Take the lines of the data below from the very first through the line containing "(w7) at (763,185)" and output them exactly, pictures excluded.
↓
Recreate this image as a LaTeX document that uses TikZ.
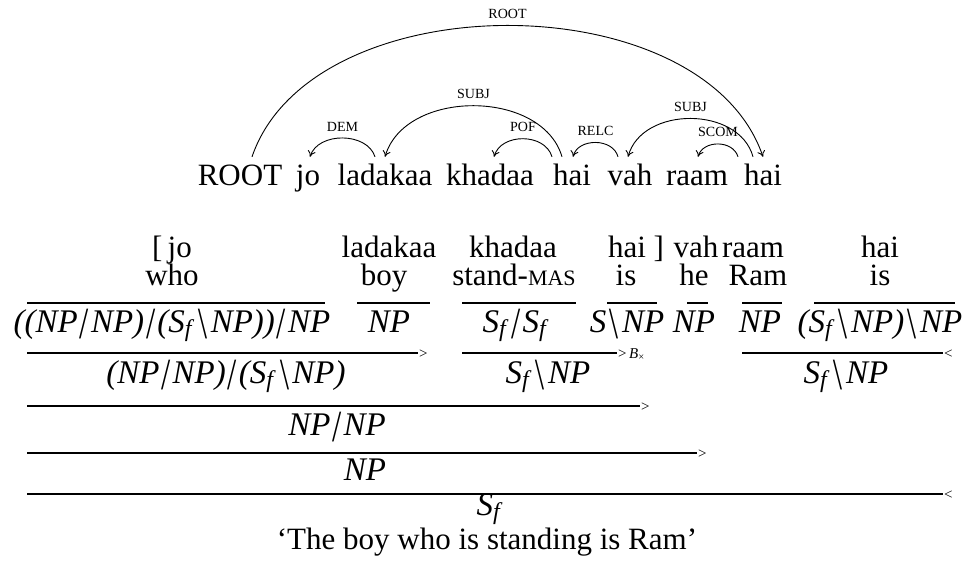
\documentclass[tikz,border=0pt]{standalone}
\usepackage{fontspec}
\setmainfont{Liberation Serif}
\usepackage{graphicx}
\usetikzlibrary{arrows.meta}

% category symbols: tall slash and backslash, subscripted S
\newcommand\fsl{{\upshape\hspace{0.06em}\raisebox{-0.2em}{\scalebox{1}[1.35]{/}}\hspace{0.06em}}}
\newcommand\bsl{{\upshape\hspace{0.1em}\raisebox{-0.2em}{\reflectbox{\scalebox{1}[1.35]{/}}}\hspace{0.1em}}}
\newcommand\Sf{S{\fontsize{24}{24}\selectfont\raisebox{-0.2em}{f}\kern0.15em}}
\newcommand\smallcap[1]{{\fontsize{22}{22}\selectfont #1}}

\tikzset{
  word/.style={font=\fontsize{31}{36}\selectfont, anchor=base, text height=22pt,
    text depth=7pt, inner xsep=0pt, inner ysep=6pt},
  deplabel/.style={font=\fontsize{14}{16}\selectfont, inner sep=2pt},
  deparc/.style={line width=0.9pt, -{To[length=6pt,width=8pt]}},
  gloss/.style={font=\fontsize{31}{36}\selectfont, anchor=base, inner sep=0pt},
  cat/.style={font=\fontsize{33}{36}\selectfont\itshape, anchor=base, inner sep=0pt},
  ccgrule/.style={line width=1.1pt},
  ruletag/.style={font=\fontsize{15}{16}\selectfont, anchor=base west, inner sep=1pt},
}

\begin{document}
\begin{tikzpicture}[x=1pt, y=-1pt]
\useasboundingbox (0,0) rectangle (965,564);

% ---------- dependency tree ----------
\node[word] (w0) at (240,185) {ROOT};
\node[word] (w1) at (308,185) {jo};
\node[word] (w2) at (385,185) {ladakaa};
\node[word] (w3) at (490,185) {khadaa};
\node[word] (w4) at (572,185) {hai};
\node[word] (w5) at (630,185) {vah};
\node[word] (w6) at (697,185) {raam};
\node[word] (w7) at (763,185) {hai};

\draw[deparc] ([xshift=12pt]w0.north) .. controls +(60,-175) and +(-60,-175) .. (w7.north)
  node[deplabel, midway, above=4.5pt] (lroot) {ROOT};
\draw[deparc] ([xshift=-10pt]w2.north) .. controls +(-8,-25) and +(8,-25) .. ([xshift=2pt]w1.north)
  node[deplabel, midway, above=4.5pt] (ldem) {DEM};
\draw[deparc] ([xshift=-10pt]w4.north) .. controls +(-20,-68) and +(20,-68) .. (w2.north)
  node[deplabel, midway, above=4.5pt] (lsubja) {SUBJ};
\draw[deparc] ([xshift=-20pt]w4.north) .. controls +(-7,-24) and +(7,-24) .. ([xshift=4pt]w3.north)
  node[deplabel, midway, above=4.5pt] (lpof) {POF};
\draw[deparc] ([xshift=-12pt]w5.north) .. controls +(-5,-19) and +(5,-19) .. ([xshift=1pt]w4.north)
  node[deplabel, midway, above=4.5pt] (lrelc) {RELC};
\draw[deparc] ([xshift=-10pt]w7.north) .. controls +(-14,-51) and +(14,-51) .. ([xshift=-2pt]w5.north)
  node[deplabel, midway, above=4.5pt] (lsubjb) {SUBJ};
\draw[deparc] ([xshift=-25pt]w7.north) .. controls +(-5,-17) and +(5,-17) .. ([xshift=1pt]w6.north)
  node[deplabel, midway, above=4.5pt] (lscom) {SCOM};

% ---------- CCG derivation ----------
% words and glosses
\node[gloss] (g1) at (172,257) {[\,jo};
\node[gloss] (e1) at (172,285) {who};
\node[gloss] (g2) at (389,257) {ladakaa};
\node[gloss] (e2) at (384,285) {boy};
\node[gloss] (g3) at (513,257) {khadaa};
\node[gloss] (e3) at (514,285) {stand-\smallcap{MAS}};
\node[gloss] (g4) at (636,257) {hai ]};
\node[gloss] (e4) at (626,285) {is};
\node[gloss] (g5) at (696,257) {vah};
\node[gloss] (e5) at (694,285) {he};
\node[gloss] (g6) at (753,257) {raam};
\node[gloss] (e6) at (758,285) {Ram};
\node[gloss] (g7) at (880,257) {hai};
\node[gloss] (e7) at (880,285) {is};

% lexical rules
\draw[ccgrule] (27,303) coordinate (l1s) -- (325,303) coordinate (l1e);
\draw[ccgrule] (357,303) coordinate (l2s) -- (430,303) coordinate (l2e);
\draw[ccgrule] (462,303) coordinate (l3s) -- (576,303) coordinate (l3e);
\draw[ccgrule] (607,303) coordinate (l4s) -- (657,303) coordinate (l4e);
\draw[ccgrule] (687,303) coordinate (l5s) -- (708,303) coordinate (l5e);
\draw[ccgrule] (742,303) coordinate (l6s) -- (782,303) coordinate (l6e);
\draw[ccgrule] (814,303) coordinate (l7s) -- (955,303) coordinate (l7e);

% lexical categories
\node[cat] (c1) at (172,332) {((NP\fsl NP)\fsl(\Sf\bsl NP))\fsl NP};
\node[cat] (c2) at (389,332) {NP};
\node[cat] (c3) at (516,332) {\Sf\fsl\Sf};
\node[cat] (c4) at (627,332) {S\bsl NP};
\node[cat] (c5) at (694,332) {NP};
\node[cat] (c6) at (760,332) {NP};
\node[cat] (c7) at (880,332) {(\Sf\bsl NP)\bsl NP};

% first combinations
\draw[ccgrule] (27,353) coordinate (a1s) -- (418,353) coordinate (a1e);
\node[ruletag] (t1) at ([yshift=-5pt]a1e) {>};
\draw[ccgrule] (462,353) coordinate (a2s) -- (617,353) coordinate (a2e);
\node[ruletag] (t2) at ([yshift=-5pt]a2e) {>\,\textit{B}\textsubscript{×}};
\draw[ccgrule] (742,353) coordinate (a3s) -- (943,353) coordinate (a3e);
\node[ruletag] (t3) at ([yshift=-5pt]a3e) {<};

\node[cat] (r1) at (226,383) {(NP\fsl NP)\fsl(\Sf\bsl NP)};
\node[cat] (r2) at (548,383) {\Sf\bsl NP};
\node[cat] (r3) at (846,383) {\Sf\bsl NP};

% NP/NP
\draw[ccgrule] (27,406) coordinate (b1s) -- (640,406) coordinate (b1e);
\node[ruletag] (t4) at ([yshift=-5pt]b1e) {>};
\node[cat] (r4) at (337,435) {NP\fsl NP};

% NP
\draw[ccgrule] (27,453) coordinate (b2s) -- (697,453) coordinate (b2e);
\node[ruletag] (t5) at ([yshift=-5pt]b2e) {>};
\node[cat] (r5) at (365,480) {NP};

% S_f
\draw[ccgrule] (27,494) coordinate (b3s) -- (943,494) coordinate (b3e);
\node[ruletag] (t6) at ([yshift=-5pt]b3e) {<};
\node[cat] (r6) at (490,515) {\Sf};

\node[gloss] (tr) at (487,549) {`The boy who is standing is Ram'};
\end{tikzpicture}
\end{document}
↑
Result of the exercise
Recreate this image as a LaTeX document that uses TikZ.
\documentclass[tikz,border=0pt]{standalone}
\usepackage{fontspec}
\setmainfont{Liberation Serif}
\usepackage{graphicx}
\usetikzlibrary{arrows.meta}

% category symbols: tall slash and backslash, subscripted S
\newcommand\fsl{{\upshape\hspace{0.06em}\raisebox{-0.2em}{\scalebox{1}[1.35]{/}}\hspace{0.06em}}}
\newcommand\bsl{{\upshape\hspace{0.1em}\raisebox{-0.2em}{\reflectbox{\scalebox{1}[1.35]{/}}}\hspace{0.1em}}}
\newcommand\Sf{S{\fontsize{24}{24}\selectfont\raisebox{-0.2em}{f}\kern0.15em}}
\newcommand\smallcap[1]{{\fontsize{22}{22}\selectfont #1}}

\tikzset{
  word/.style={font=\fontsize{31}{36}\selectfont, anchor=base, text height=22pt,
    text depth=7pt, inner xsep=0pt, inner ysep=6pt},
  deplabel/.style={font=\fontsize{14}{16}\selectfont, inner sep=2pt},
  deparc/.style={line width=0.9pt, -{To[length=6pt,width=8pt]}},
  gloss/.style={font=\fontsize{31}{36}\selectfont, anchor=base, inner sep=0pt},
  cat/.style={font=\fontsize{33}{36}\selectfont\itshape, anchor=base, inner sep=0pt},
  ccgrule/.style={line width=1.1pt},
  ruletag/.style={font=\fontsize{15}{16}\selectfont, anchor=base west, inner sep=1pt},
}

\begin{document}
\begin{tikzpicture}[x=1pt, y=-1pt]
\useasboundingbox (0,0) rectangle (965,564);

% ---------- dependency tree ----------
\node[word] (w0) at (240,185) {ROOT};
\node[word] (w1) at (308,185) {jo};
\node[word] (w2) at (385,185) {ladakaa};
\node[word] (w3) at (490,185) {khadaa};
\node[word] (w4) at (572,185) {hai};
\node[word] (w5) at (630,185) {vah};
\node[word] (w6) at (697,185) {raam};
\node[word] (w7) at (763,185) {hai};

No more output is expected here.